Menurut Jokowi dalam dua tahun terakhir wacana masuk ke transisi energi ini sudah berulang kali dibahas. Teranyar adalah pembasahan tingkat tinggi disela pertemuan KTT G20 di Italia hingga konferensi iklim COP26 di Glasgow, Skotlandia beberapa waktu lalu.

Dari dua kali pertemuan tersebut, kata Jokowi, belum ditemukan jurus atau seperti apa skenario khususnya negara berkembang untuk mengimplementasikan rencana tersebut.

“Tahun lalu sudah sudah masuk tema ini tapi belum ketemu jurusnya, skemanya seperti apa.

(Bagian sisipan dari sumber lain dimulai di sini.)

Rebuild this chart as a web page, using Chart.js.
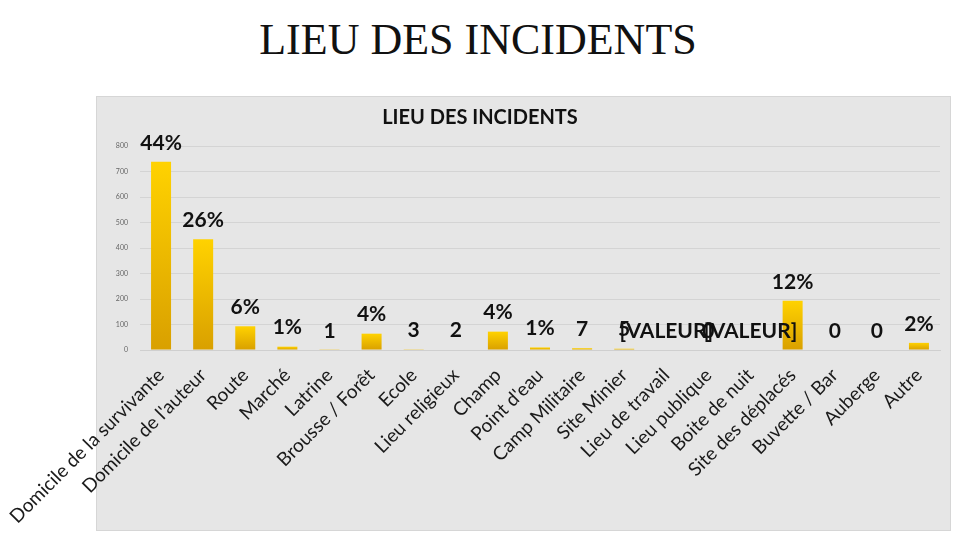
<!DOCTYPE html>
<html>
<head>
<meta charset="utf-8">
<script src="https://cdn.jsdelivr.net/npm/chart.js@4.4.1/dist/chart.umd.min.js"></script>
<style>
  body { margin: 0; width: 960px; height: 540px; background: #fff; position: relative; overflow: hidden; }
  h1 { position: absolute; left: 0; top: 14px; width: 956px; margin: 0; text-align: center;
       font: 44px "Liberation Serif", serif; color: #111; font-weight: normal; }
  #box { position: absolute; left: 96px; top: 96px; width: 853px; height: 433px;
         background: #e6e6e6; border: 1px solid #d6d6d6; }
  #wrap { position: absolute; left: 0; top: 0; width: 960px; height: 540px; }
</style>
</head>
<body>
<h1>LIEU DES INCIDENTS</h1>
<div id="box"></div>
<div id="wrap"><canvas id="chart" width="960" height="540"></canvas></div>
<script>
const categories = ['Domicile de la survivante', "Domicile de l'auteur", 'Route', 'Marché', 'Latrine',
    'Brousse / Forêt', 'Ecole', 'Lieu religieux', 'Champ', "Point d'eau", 'Camp Militaire',
    'Site Minier', 'Lieu de travail', 'Lieu publique', 'Boite de nuit', 'Site des déplacés',
    'Buvette / Bar', 'Auberge', 'Autre'];
const values = [738, 434, 93, 13, 1, 64, 3, 2, 72, 10, 7, 5, 0, 0, 0, 193, 0, 0, 28];
const barLabels = ['44%', '26%', '6%', '1%', '1', '4%', '3', '2', '4%', '1%', '7',
    '5', '[VALEUR]', '0', '[VALEUR]', '12%', '0', '0', '2%'];
const yTicks = [0, 100, 200, 300, 400, 500, 600, 700, 800];

const labelPlugin = {
    id: 'barText',
    afterDatasetsDraw(chart) {
        const ctx = chart.ctx;
        const meta = chart.getDatasetMeta(0);
        ctx.save();
        ctx.font = 'bold 21px Lato';
        ctx.fillStyle = '#111';
        ctx.textAlign = 'center';
        ctx.textBaseline = 'middle';
        meta.data.forEach((bar, i) => {
            ctx.fillText(barLabels[i], bar.x, bar.y - 19);
        });
        ctx.restore();
    }
};

function barFill(context) {
    const chart = context.chart;
    if (!chart.chartArea) return '#f5c000';
    const y = chart.scales.y;
    const v = context.parsed ? context.parsed.y : 0;
    const top = y.getPixelForValue(v);
    const base = y.getPixelForValue(0);
    if (base - top < 1) return '#f5c000';
    const g = chart.ctx.createLinearGradient(0, top, 0, base);
    g.addColorStop(0, '#ffd200');
    g.addColorStop(1, '#d9a000');
    return g;
}

new Chart(document.getElementById('chart'), {
    type: 'bar',
    data: {
        labels: categories,
        datasets: [{
            data: values,
            backgroundColor: barFill,
            barPercentage: 0.5,
            categoryPercentage: 0.95
        }]
    },
    plugins: [labelPlugin],
    options: {
        responsive: false,
        animation: false,
        devicePixelRatio: 1,
        layout: {
            padding: { left: 20, right: 20, top: 106, bottom: 10 }
        },
        plugins: {
            legend: { display: false },
            tooltip: { enabled: false },
            title: {
                display: true,
                text: 'LIEU DES INCIDENTS',
                color: '#111',
                font: { family: 'Lato', size: 20, weight: 'bold' },
                padding: { top: 0, bottom: 16 }
            }
        },
        scales: {
            y: {
                min: 0,
                max: 800,
                afterFit(scale) { scale.width = 120; },
                afterBuildTicks(scale) { scale.ticks = yTicks.map(v => ({ value: v })); },
                border: { display: false },
                grid: { color: '#d4d4d4', drawTicks: false },
                ticks: { color: '#666', font: { family: 'Lato', size: 7 }, padding: 12 }
            },
            x: {
                afterFit(scale) {
                    scale.height = 180;
                    scale.paddingLeft = 0;
                    scale.paddingRight = 0;
                },
                border: { color: '#cfcfcf' },
                grid: { display: false },
                ticks: {
                    color: '#1a1a1a',
                    font: { family: 'Lato', size: 19 },
                    minRotation: 45,
                    maxRotation: 45,
                    autoSkip: false,
                    padding: 6
                }
            }
        }
    }
});
</script>
</body>
</html>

Tahun ini dibicarakan lagi dan skemanya juga belum ketemu, dijanjikan US$100 miliar tapi keluarnya dari mana juga belum ketemu,” ujar Jokowi membuka kegiatan 10 Tahun Indonesia EBTKE ConEx 2021, Senin (22/11).

Jokowi mengaku dunia internasional sempat mempertanyakan komitmen Indonesia menuju net zero emission pada 2060.

“Saya sendiri ditanya di G20 maupun oleh PM Boris Johnson (Perdana Menteri Inggris), menyampaikan kalau untuk net zero emission Indonesia nanti di 2060, kok enggak bisa maju? Yang lain 2050,” ujar Jokowi.

“Ya enggak apa-apa yang lain kalau ngomong saja juga bisa, saya juga bisa. Roadmap seperti apa? Peta jalan seperti apa?” ungkap dia.

Jokowi mengungkapkan, potensi energi terbarukan memang cukup besar di Indonesia. Mengingat ada banyak sumber daya alam yang bisa dijadikan air, panas bumi, bayu, panel surya, hingga biofuel.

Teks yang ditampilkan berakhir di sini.